Reading comprehension is the ability to discern meaning from a written text. Cultural differences may impede comprehension for ESOL learners.
What to do:
- Start reading texts about familiar topics.
- Assess what students know, need to know and want to know about the topic. Use students’ prior experience.
- Pre-teach vocabulary and unfamiliar concepts.
- Focus on visual aids such as photos, layout, design and titles, text structure and discourse markers.
- Assess reading comprehension through several activities (questions, cloze exercises, oral discussion), only then, you should ask students to summarize the text.
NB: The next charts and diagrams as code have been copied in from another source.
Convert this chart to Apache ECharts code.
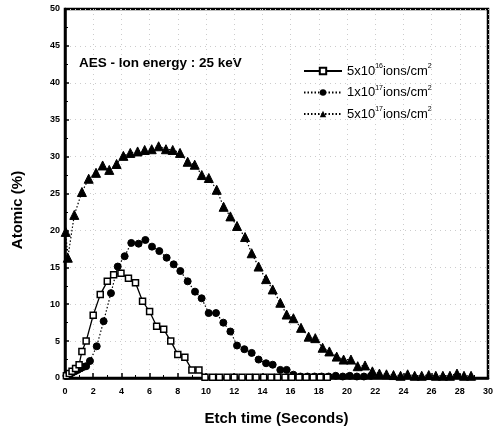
<!DOCTYPE html>
<html><head><meta charset="utf-8">
<script src="https://cdn.jsdelivr.net/npm/echarts@6/dist/echarts.min.js"></script>
<style>html,body{margin:0;padding:0;background:#fff}#c{width:496px;height:434px}</style>
</head><body><div id="c"></div>
<script>
// 5x10^16 ions/cm2 (open squares, solid line)
const xS16 = [0.1,0.3,0.5,0.75,1.0,1.2,1.5,2.0,2.5,3.0,3.45,3.97,4.5,5.0,5.5,6.0,6.5,7.0,7.5,8.0,8.5,9.0,9.5,9.93,10.47,10.95,11.49,12.0,12.55,13.07,13.55,14.09,14.61,15.08,15.6,16.08,16.6,17.1,17.6,18.1,18.6];
const yS16 = [0.3,0.6,0.9,1.3,1.8,3.6,5.0,8.5,11.3,13.1,14.0,14.2,13.5,12.9,10.4,9.0,7.0,6.6,5.0,3.2,2.8,1.1,1.1,0.1,0.1,0.1,0.1,0.1,0.1,0.1,0.1,0.1,0.1,0.1,0.1,0.1,0.1,0.1,0.1,0.1,0.1];
// 1x10^17 ions/cm2 (filled circles, dotted line)
const xS17a = [0.1,0.3,0.5,0.7,0.9,1.1,1.3,1.5,1.77,2.25,2.74,3.26,3.74,4.23,4.7,5.22,5.7,6.17,6.69,7.21,7.71,8.18,8.7,9.22,9.69,10.19,10.71,11.23,11.73,12.2,12.72,13.24,13.73,14.26,14.73,15.27,15.72,16.2,16.7,17.2,17.7,18.2,18.7,19.2,19.7,20.2,20.7,21.2,21.7];
const yS17a = [0.3,0.5,0.7,0.9,1.1,1.3,1.5,1.6,2.3,4.3,7.7,11.5,15.1,16.5,18.3,18.2,18.7,17.8,17.2,16.3,15.4,14.5,13.1,11.7,10.8,8.8,8.8,7.5,6.3,4.4,3.9,3.4,2.5,2.0,1.8,1.1,1.1,0.45,0.2,0.2,0.2,0.2,0.2,0.3,0.2,0.3,0.2,0.2,0.3];
// 5x10^17 ions/cm2 (filled triangles, dotted line)
const xS17b = [0.05,0.2,0.66,1.2,1.68,2.2,2.67,3.14,3.66,4.14,4.63,5.15,5.65,6.15,6.64,7.16,7.64,8.16,8.7,9.2,9.7,10.2,10.76,11.25,11.73,12.2,12.77,13.24,13.73,14.26,14.73,15.27,15.72,16.2,16.74,17.28,17.75,18.27,18.75,19.27,19.76,20.28,20.76,21.28,21.8,22.3,22.8,23.3,23.8,24.3,24.8,25.3,25.8,26.3,26.8,27.3,27.8,28.3,28.8];
const yS17b = [19.8,16.3,22.1,25.2,27.0,27.8,28.8,28.2,29.0,30.1,30.5,30.7,30.9,31.0,31.4,31.0,30.9,30.5,29.3,28.9,27.5,27.1,25.5,23.2,21.9,20.6,19.1,16.9,15.1,13.4,12.0,10.2,8.6,8.1,6.8,5.6,5.4,4.1,3.6,2.9,2.5,2.5,1.6,1.7,0.9,0.6,0.5,0.4,0.3,0.5,0.3,0.3,0.4,0.3,0.3,0.3,0.6,0.3,0.3];
const xTicks = [0,2,4,6,8,10,12,14,16,18,20,22,24,26,28,30];
const yTicks = [0,5,10,15,20,25,30,35,40,45,50];
const seriesNames = ['5x10^16','1x10^17','5x10^17'];
const supers = {'5x10^16':['5x10','16'],'1x10^17':['1x10','17'],'5x10^17':['5x10','17']};

const zip = (xs, ys) => xs.map((x, i) => [x, ys[i]]);
const FONT = 'Liberation Sans, Arial, sans-serif';
const chart = echarts.init(document.getElementById('c'));
chart.setOption({
  animation: false,
  backgroundColor: '#fff',
  grid: {left: 65, right: 7, top: 9, bottom: 56, show: true, borderColor: '#000', borderWidth: 2.5},
  xAxis: {
    type: 'value', min: xTicks[0], max: xTicks[xTicks.length-1], interval: 2,
    axisLine: {lineStyle: {color: '#000', width: 2.5}},
    axisTick: {inside: true, length: 5, lineStyle: {color: '#000', width: 1.5}},
    minorTick: {show: true, splitNumber: 2, length: 3, lineStyle: {color: '#000'}},
    axisLabel: {color: '#000', fontFamily: FONT, fontWeight: 'bold', fontSize: 9, margin: 9},
    splitLine: {show: true, lineStyle: {color: '#ccc', type: [1, 4], width: 1}},
    name: 'Etch time (Seconds)', nameLocation: 'middle', nameGap: 33,
    nameTextStyle: {color: '#000', fontFamily: FONT, fontWeight: 'bold', fontSize: 15}
  },
  yAxis: {
    type: 'value', min: yTicks[0], max: yTicks[yTicks.length-1], interval: 5,
    axisLine: {lineStyle: {color: '#000', width: 2.5}},
    axisTick: {inside: true, length: 4, lineStyle: {color: '#000', width: 1.5}},
    minorTick: {show: true, splitNumber: 2, length: 3, lineStyle: {color: '#000'}},
    axisLabel: {color: '#000', fontFamily: FONT, fontWeight: 'bold', fontSize: 9, margin: 5},
    splitLine: {show: true, lineStyle: {color: '#ccc', type: [1, 4], width: 1}}
  },
  legend: {
    orient: 'vertical', left: 298, top: 58, itemGap: 7, itemWidth: 38, itemHeight: 8,
    data: seriesNames,
    formatter: n => '{a|' + supers[n][0] + '}{s|' + supers[n][1] + '}{a|ions/cm}{s|2}',
    textStyle: {
      color: '#000', fontFamily: FONT, fontSize: 13,
      rich: {
        a: {fontFamily: FONT, fontSize: 13, color: '#000'},
        s: {fontFamily: FONT, fontSize: 7, color: '#000', verticalAlign: 'top', padding: [0, 0, 9, 0]}
      }
    }
  },
  graphic: [
    {type: 'text', left: 79, top: 56, style: {text: 'AES - Ion energy : 25 keV', font: 'bold 13.5px ' + FONT, fill: '#000'}},
    {type: 'text', x: 18, y: 210, rotation: Math.PI/2, style: {text: 'Atomic (%)', font: 'bold 15px ' + FONT, fill: '#000', align: 'center', verticalAlign: 'middle'}}
  ],
  series: [
    {name: seriesNames[0], type: 'line', data: zip(xS16, yS16), symbol: 'rect', symbolSize: 6,
     itemStyle: {color: '#fff', borderColor: '#000', borderWidth: 1.5},
     lineStyle: {color: '#000', width: 1.3, type: 'solid'}, z: 3},
    {name: seriesNames[1], type: 'line', data: zip(xS17a, yS17a), symbol: 'circle', symbolSize: 7,
     itemStyle: {color: '#000', borderColor: '#000'},
     lineStyle: {color: '#000', width: 1.2, type: [1.5, 2]}, z: 2},
    {name: seriesNames[2], type: 'line', data: zip(xS17b, yS17b), symbol: 'triangle', symbolSize: 9,
     itemStyle: {color: '#000', borderColor: '#000'},
     lineStyle: {color: '#000', width: 1.2, type: [1.5, 2]}, z: 2}
  ]
});
</script></body></html>
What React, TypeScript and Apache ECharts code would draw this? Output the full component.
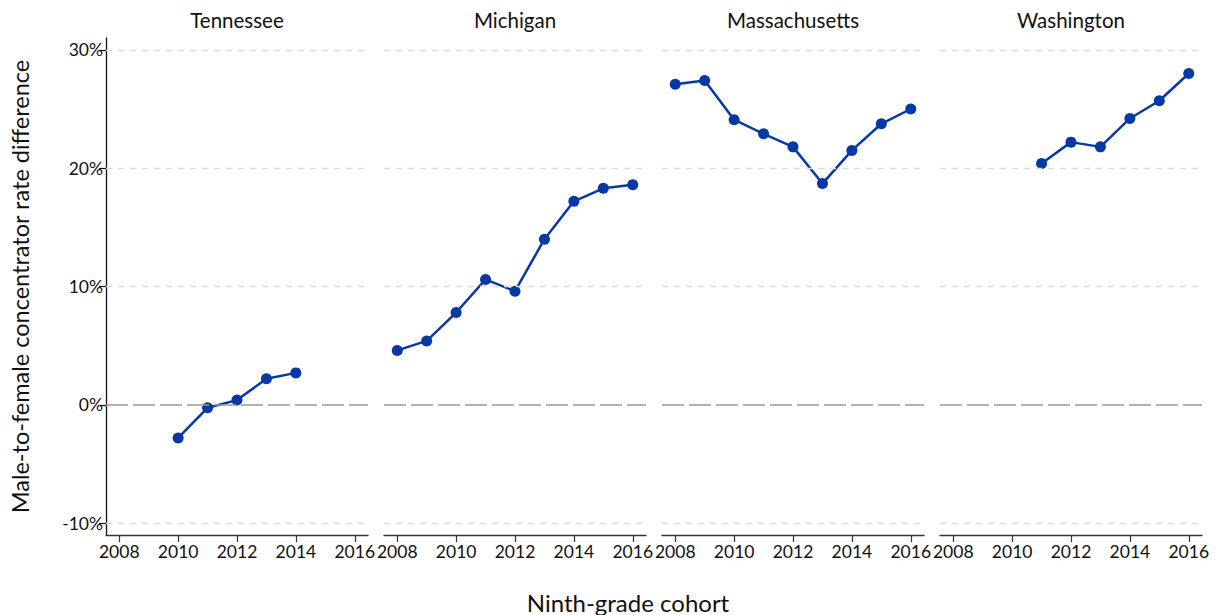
import React, { useEffect, useRef } from 'react';
import * as echarts from 'echarts';

const states = ['Tennessee', 'Michigan', 'Massachusetts', 'Washington'];
const tennesseeYears = [2010, 2011, 2012, 2013, 2014];
const tennesseeValues = [-2.8, -0.25, 0.4, 2.2, 2.7];
const michiganYears = [2008, 2009, 2010, 2011, 2012, 2013, 2014, 2015, 2016];
const michiganValues = [4.6, 5.4, 7.8, 10.6, 9.6, 14.0, 17.2, 18.3, 18.6];
const massachusettsYears = [2008, 2009, 2010, 2011, 2012, 2013, 2014, 2015, 2016];
const massachusettsValues = [27.1, 27.4, 24.1, 22.9, 21.8, 18.7, 21.5, 23.75, 25.0];
const washingtonYears = [2011, 2012, 2013, 2014, 2015, 2016];
const washingtonValues = [20.4, 22.2, 21.8, 24.2, 25.7, 28.0];
const xTicks = [2008, 2010, 2012, 2014, 2016];
const yTicks = [-10, 0, 10, 20, 30];
const gridLevels = [-10, 10, 20, 30];
const zeroLevel = 0;

const panelYears = [tennesseeYears, michiganYears, massachusettsYears, washingtonYears];
const panelValues = [tennesseeValues, michiganValues, massachusettsValues, washingtonValues];

const FONT = 'Lato, "Open Sans", sans-serif';
const BLUE = '#0639a6';

export default function App() {
  const ref = useRef<HTMLDivElement>(null);
  useEffect(() => {
    if (!ref.current) return;
    const chart = echarts.init(ref.current, null, { renderer: 'svg' });
    const lefts = [106, 384, 662, 940];
    const width = 262;
    const top = 38;
    const height = 497;

    const grids = lefts.map((l) => ({ left: l, top, width, height }));
    const xAxes = lefts.map((_, i) => ({
      type: 'value',
      gridIndex: i,
      min: 2007.55,
      max: 2016.45,
      axisLine: { show: true, onZero: false, lineStyle: { color: '#333', width: 1.3 } },
      axisTick: { show: true, customValues: xTicks, length: 7, lineStyle: { color: '#333', width: 1.2 } },
      axisLabel: {
        show: true,
        customValues: xTicks,
        formatter: (v: number) => String(v),
        fontFamily: FONT,
        fontSize: 17.5,
        color: '#111',
        margin: 7,
        hideOverlap: false,
        showMinLabel: true,
        showMaxLabel: true,
      },
      splitLine: { show: false },
    }));
    const yAxes = lefts.map((_, i) => ({
      type: 'value',
      gridIndex: i,
      min: -11,
      max: 31,
      name: i === 0 ? 'Male-to-female concentrator rate difference' : '',
      nameLocation: 'middle',
      nameGap: 74,
      nameTextStyle: { fontFamily: FONT, fontSize: 23.5, color: '#111' },
      axisLine: { show: i === 0, onZero: false, lineStyle: { color: '#111', width: 1.3 } },
      axisTick: { show: i === 0, customValues: yTicks, length: 7, lineStyle: { color: '#111', width: 1.2 } },
      axisLabel: {
        show: i === 0,
        customValues: yTicks,
        formatter: (v: number) => `${v}%`,
        fontFamily: FONT,
        fontSize: 17.5,
        color: '#111',
        margin: 3,
      },
      splitLine: { show: false },
    }));

    const series: any[] = [];
    lefts.forEach((_, i) => {
      series.push({
        type: 'line',
        xAxisIndex: i,
        yAxisIndex: i,
        data: [],
        z: 1,
        silent: true,
        markLine: {
          silent: true,
          symbol: ['none', 'none'],
          label: { show: false },
          data: [
            ...gridLevels.map((v) => ({
              yAxis: v,
              lineStyle: { color: '#dcdcdc', type: [6, 6], width: 1.3 },
            })),
            { yAxis: zeroLevel, lineStyle: { color: '#9a9a9a', type: [22, 5], width: 1.6 } },
          ],
        },
      });
      series.push({
        type: 'line',
        name: states[i],
        xAxisIndex: i,
        yAxisIndex: i,
        z: 3,
        data: panelYears[i].map((y, k) => [y, panelValues[i][k]]),
        symbol: 'circle',
        symbolSize: 11,
        showSymbol: true,
        itemStyle: { color: BLUE },
        lineStyle: { color: BLUE, width: 2.5 },
      });
    });

    const graphic: any[] = states.map((s, i) => ({
      type: 'text',
      x: lefts[i] + width / 2,
      y: 20,
      style: {
        text: s,
        textAlign: 'center',
        textVerticalAlign: 'middle',
        fontFamily: FONT,
        fontSize: 20.5,
        fill: '#111',
      },
    }));
    graphic.push({
      type: 'text',
      x: 628,
      y: 602,
      style: {
        text: 'Ninth-grade cohort',
        textAlign: 'center',
        textVerticalAlign: 'middle',
        fontFamily: FONT,
        fontSize: 24,
        fill: '#111',
      },
    });

    chart.setOption({
      animation: false,
      backgroundColor: '#fff',
      grid: grids,
      xAxis: xAxes,
      yAxis: yAxes,
      series,
      graphic,
    });
    return () => chart.dispose();
  }, []);
  return (
    <div
      ref={ref}
      style={{ position: 'fixed', left: 0, top: 0, width: 1216, height: 615, background: '#fff' }}
    />
  );
}
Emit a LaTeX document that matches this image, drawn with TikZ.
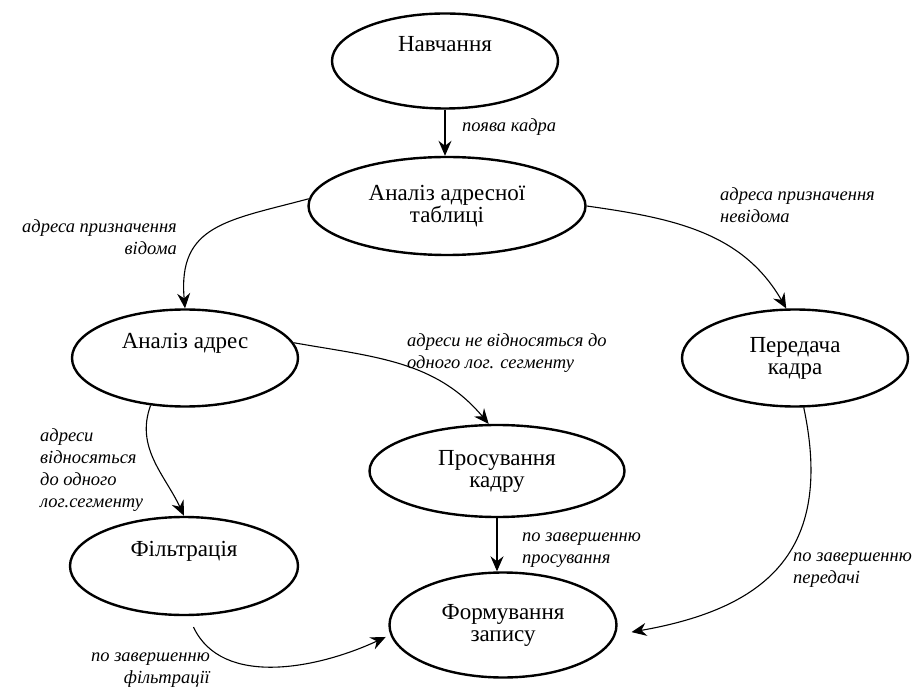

Original text: The CAELA Guide for Adult ESL Trainers. III-D. Teaching Reading to Adult English Language Learners. Extracted from Cal.org
Folse, K. S. (2004). Vocabulary myths: Applying second language research to classroom teaching. Ann Arbor: University of Michigan.
Hadley, A. O. (1993). Teaching language in context. Boston: Heinle & Heinle
Kruidenier, J. (2002). Research-based principles for adult basic education reading instruction. Washington, DC: National Institute for Literacy. Retrieved February 8, 2005, from http://www.nifl.gov/partnershipforreading/publications/html/adult_ed/index.html
Nation, I. M. P. (2000). Learning vocabulary in lexical sets: Dangers and guidelines. TESOL Journal, 9(2), 6–10.
Nation, I. M. P. (2005). Teaching and learning vocabulary. In E. Hinkel (Ed.), Handbook of research in second language teaching and learning (pp. 581–595). Mahwah, NJ: Erlbaum.